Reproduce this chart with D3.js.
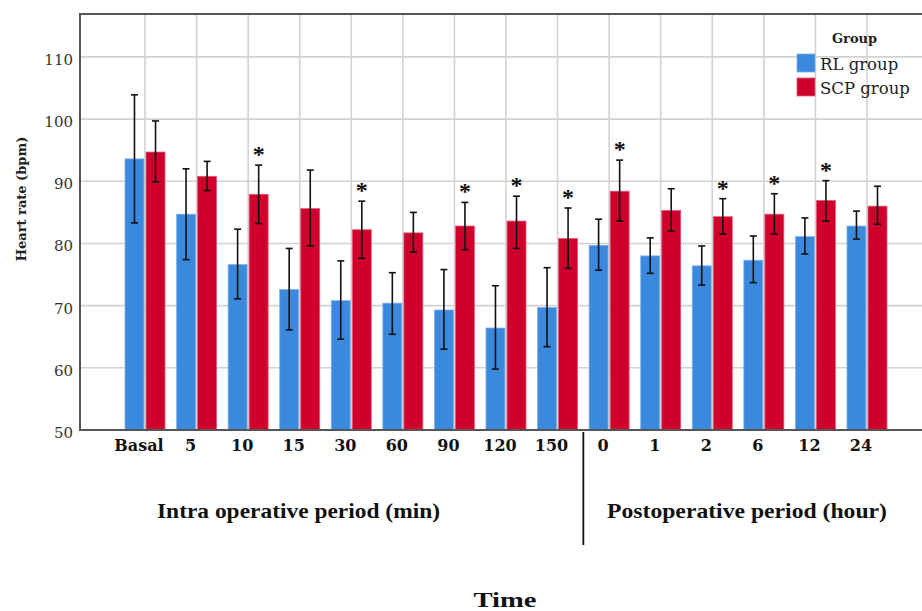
<!DOCTYPE html>
<html>
<head>
<meta charset="utf-8">
<script src="https://cdn.jsdelivr.net/npm/d3@7"></script>
<style>
  html, body { margin: 0; padding: 0; background: #fff; }
  svg { display: block; }
</style>
</head>
<body>
<svg id="chart" width="922" height="611"></svg>
<script>
// ---- Data ----
const categories = ["Basal","5","10","15","30","60","90","120","150","0","1","2","6","12","24"];
const groups = ["RL group", "SCP group"];
const rlMean  = [93.6, 84.7, 76.6, 72.6, 70.8, 70.4, 69.3, 66.4, 69.7, 79.7, 78.0, 76.4, 77.3, 81.1, 82.8];
const rlLow   = [83.3, 77.4, 71.1, 66.1, 64.6, 65.4, 63.0, 59.8, 63.4, 75.7, 75.2, 73.3, 73.7, 78.3, 80.7];
const rlHigh  = [103.9, 92.0, 82.3, 79.2, 77.2, 75.3, 75.8, 73.2, 76.1, 83.9, 80.9, 79.6, 81.2, 84.1, 85.2];
const scpMean = [94.7, 90.8, 87.9, 85.6, 82.2, 81.7, 82.8, 83.6, 80.8, 88.4, 85.3, 84.3, 84.7, 86.9, 86.0];
const scpLow  = [89.9, 88.5, 83.2, 79.6, 77.6, 78.6, 79.0, 79.2, 76.0, 83.6, 82.0, 81.5, 81.5, 83.6, 83.1];
const scpHigh = [99.7, 93.2, 92.6, 91.8, 86.8, 85.0, 86.6, 87.6, 85.7, 93.4, 88.8, 87.2, 88.0, 90.1, 89.2];
const significant = [false,false,true,false,true,false,true,true,true,true,false,true,true,true,false];
const yTicks = [50, 60, 70, 80, 90, 100, 110];
const periodLabels = ["Intra operative period (min)", "Postoperative period (hour)"];
const yTitle = "Heart rate (bpm)";
const xTitle = "Time";
const legendTitle = "Group";

// ---- Layout ----
const colors = { "RL group": "#3a89dd", "SCP group": "#cf002b" };
const strokes = { "RL group": "#7fb2ea", "SCP group": "#e5587a" };
const plot = { left: 80, top: 14, right: 926, bottom: 430 };
const step = 51.57;
const firstCenter = 145;

const svg = d3.select("#chart");

const x = d3.scaleBand()
  .domain(categories)
  .range([firstCenter - step / 2, firstCenter + step * (categories.length - 0.5)])
  .padding(0);
const xc = c => x(c) + x.bandwidth() / 2;
const x1 = d3.scaleBand().domain(groups).range([-20, 20]).paddingInner(0.1);
const y = d3.scaleLinear().domain([50, 116.9]).range([plot.bottom, plot.top]);

const rows = categories.map((c, i) => ({
  cat: c, i,
  vals: [
    { g: "RL group", mean: rlMean[i], lo: rlLow[i], hi: rlHigh[i] },
    { g: "SCP group", mean: scpMean[i], lo: scpLow[i], hi: scpHigh[i] }
  ],
  sig: significant[i]
}));

// Gridlines
const grid = svg.append("g");
grid.selectAll("line.h").data(yTicks.filter(t => t > 50)).join("line")
  .attr("x1", plot.left).attr("x2", plot.right)
  .attr("y1", d => y(d)).attr("y2", d => y(d))
  .attr("stroke", "#d2d2d2").attr("stroke-width", 1.6);
grid.selectAll("line.v").data(categories).join("line")
  .attr("x1", d => xc(d)).attr("x2", d => xc(d))
  .attr("y1", plot.top).attr("y2", plot.bottom)
  .attr("stroke", "#d2d2d2").attr("stroke-width", 1.6);

// Bars
const gBars = svg.append("g");
const cat = gBars.selectAll("g.cat").data(rows).join("g")
  .attr("transform", d => `translate(${xc(d.cat)},0)`);
cat.selectAll("rect").data(d => d.vals).join("rect")
  .attr("x", d => x1(d.g))
  .attr("width", x1.bandwidth())
  .attr("y", d => y(d.mean))
  .attr("height", d => y(50) - y(d.mean))
  .attr("fill", d => colors[d.g])
  .attr("stroke", d => strokes[d.g])
  .attr("stroke-width", 0.8);

// Error bars
const eb = cat.selectAll("g.eb").data(d => d.vals).join("g")
  .attr("transform", d => `translate(${x1(d.g) + x1.bandwidth() / 2},0)`)
  .attr("stroke", "#111").attr("stroke-width", 1.6);
eb.append("line").attr("x1", 0).attr("x2", 0)
  .attr("y1", d => y(d.lo)).attr("y2", d => y(d.hi));
eb.append("line").attr("x1", -3.5).attr("x2", 3.5)
  .attr("y1", d => y(d.lo)).attr("y2", d => y(d.lo));
eb.append("line").attr("x1", -3.5).attr("x2", 3.5)
  .attr("y1", d => y(d.hi)).attr("y2", d => y(d.hi));

// Significance stars over SCP bars
svg.append("g").selectAll("text").data(rows.filter(d => d.sig)).join("text")
  .attr("x", d => xc(d.cat) + x1("SCP group") + x1.bandwidth() / 2)
  .attr("y", d => y(d.vals[1].hi) - 14 + 11)
  .attr("text-anchor", "middle")
  .attr("font-family", "Liberation Serif, serif")
  .attr("font-weight", "bold")
  .attr("font-size", 24)
  .attr("fill", "#111")
  .text("*");

// Frame
svg.append("path")
  .attr("d", `M${plot.right},${plot.top}H${plot.left}V${plot.bottom}H${plot.right}`)
  .attr("fill", "none").attr("stroke", "#555").attr("stroke-width", 2);

// Y axis labels
const yAxis = d3.axisLeft(y).tickValues(yTicks).tickSize(0).tickPadding(7);
const gy = svg.append("g").attr("transform", `translate(${plot.left},0)`).call(yAxis);
gy.select(".domain").remove();
gy.selectAll("text")
  .attr("font-family", "DejaVu Serif, serif")
  .attr("font-size", 15)
  .attr("fill", "#333")
  .attr("dy", "0.5em");

// X axis labels
const xAxis = d3.axisBottom(x).tickSize(0).tickPadding(0);
const gx = svg.append("g").attr("transform", `translate(-6,${plot.bottom})`).call(xAxis);
gx.select(".domain").remove();
gx.selectAll("text")
  .attr("font-family", "DejaVu Serif, serif")
  .attr("font-weight", "bold")
  .attr("font-size", 16)
  .attr("fill", "#111")
  .attr("dy", null)
  .attr("y", 21);

// Y title
svg.append("text")
  .attr("transform", "translate(26,199) rotate(-90)")
  .attr("text-anchor", "middle")
  .attr("font-family", "DejaVu Serif, serif")
  .attr("font-weight", "bold")
  .attr("font-size", 13)
  .attr("fill", "#222")
  .text(yTitle);

// Divider between periods
const divX = (xc("150") + xc("0")) / 2;
svg.append("line")
  .attr("x1", divX).attr("x2", divX)
  .attr("y1", plot.bottom + 2).attr("y2", 545)
  .attr("stroke", "#111").attr("stroke-width", 1.8);

// Period labels
const periodPos = [298.5, 747];
const periodLen = [283, 280];
svg.append("g").selectAll("text").data(periodLabels).join("text")
  .attr("x", (d, i) => periodPos[i])
  .attr("y", 518)
  .attr("text-anchor", "middle")
  .attr("font-family", "Liberation Serif, serif")
  .attr("font-weight", "bold")
  .attr("font-size", 22)
  .attr("textLength", (d, i) => periodLen[i])
  .attr("lengthAdjust", "spacingAndGlyphs")
  .attr("fill", "#111")
  .text(d => d);

// X title
svg.append("text")
  .attr("x", 505).attr("y", 607)
  .attr("text-anchor", "middle")
  .attr("font-family", "Liberation Serif, serif")
  .attr("font-weight", "bold")
  .attr("font-size", 22)
  .attr("textLength", 63)
  .attr("lengthAdjust", "spacingAndGlyphs")
  .attr("fill", "#111")
  .text(xTitle);

// Legend
const lg = svg.append("g");
lg.append("text")
  .attr("x", 832).attr("y", 43)
  .attr("font-family", "DejaVu Serif, serif")
  .attr("font-weight", "bold")
  .attr("font-size", 13)
  .attr("fill", "#222")
  .text(legendTitle);
const li = lg.selectAll("g.item").data(groups).join("g")
  .attr("transform", (d, i) => `translate(797,${54 + i * 24})`);
li.append("rect").attr("width", 18).attr("height", 18)
  .attr("fill", d => colors[d]).attr("stroke", d => strokes[d]).attr("stroke-width", 0.8);
li.append("text")
  .attr("x", 23).attr("y", 16)
  .attr("font-family", "DejaVu Serif, serif")
  .attr("font-size", 16.5)
  .attr("fill", "#222")
  .text(d => d);
</script>
</body>
</html>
┄┄┄┄┄┄
_OBJECTIVE_.
Copy each line that holds the word "chart".

_TASK RESULT_.
Reproduce this chart with D3.js.
<svg id="chart" width="922" height="611"></svg>
const svg = d3.select("#chart");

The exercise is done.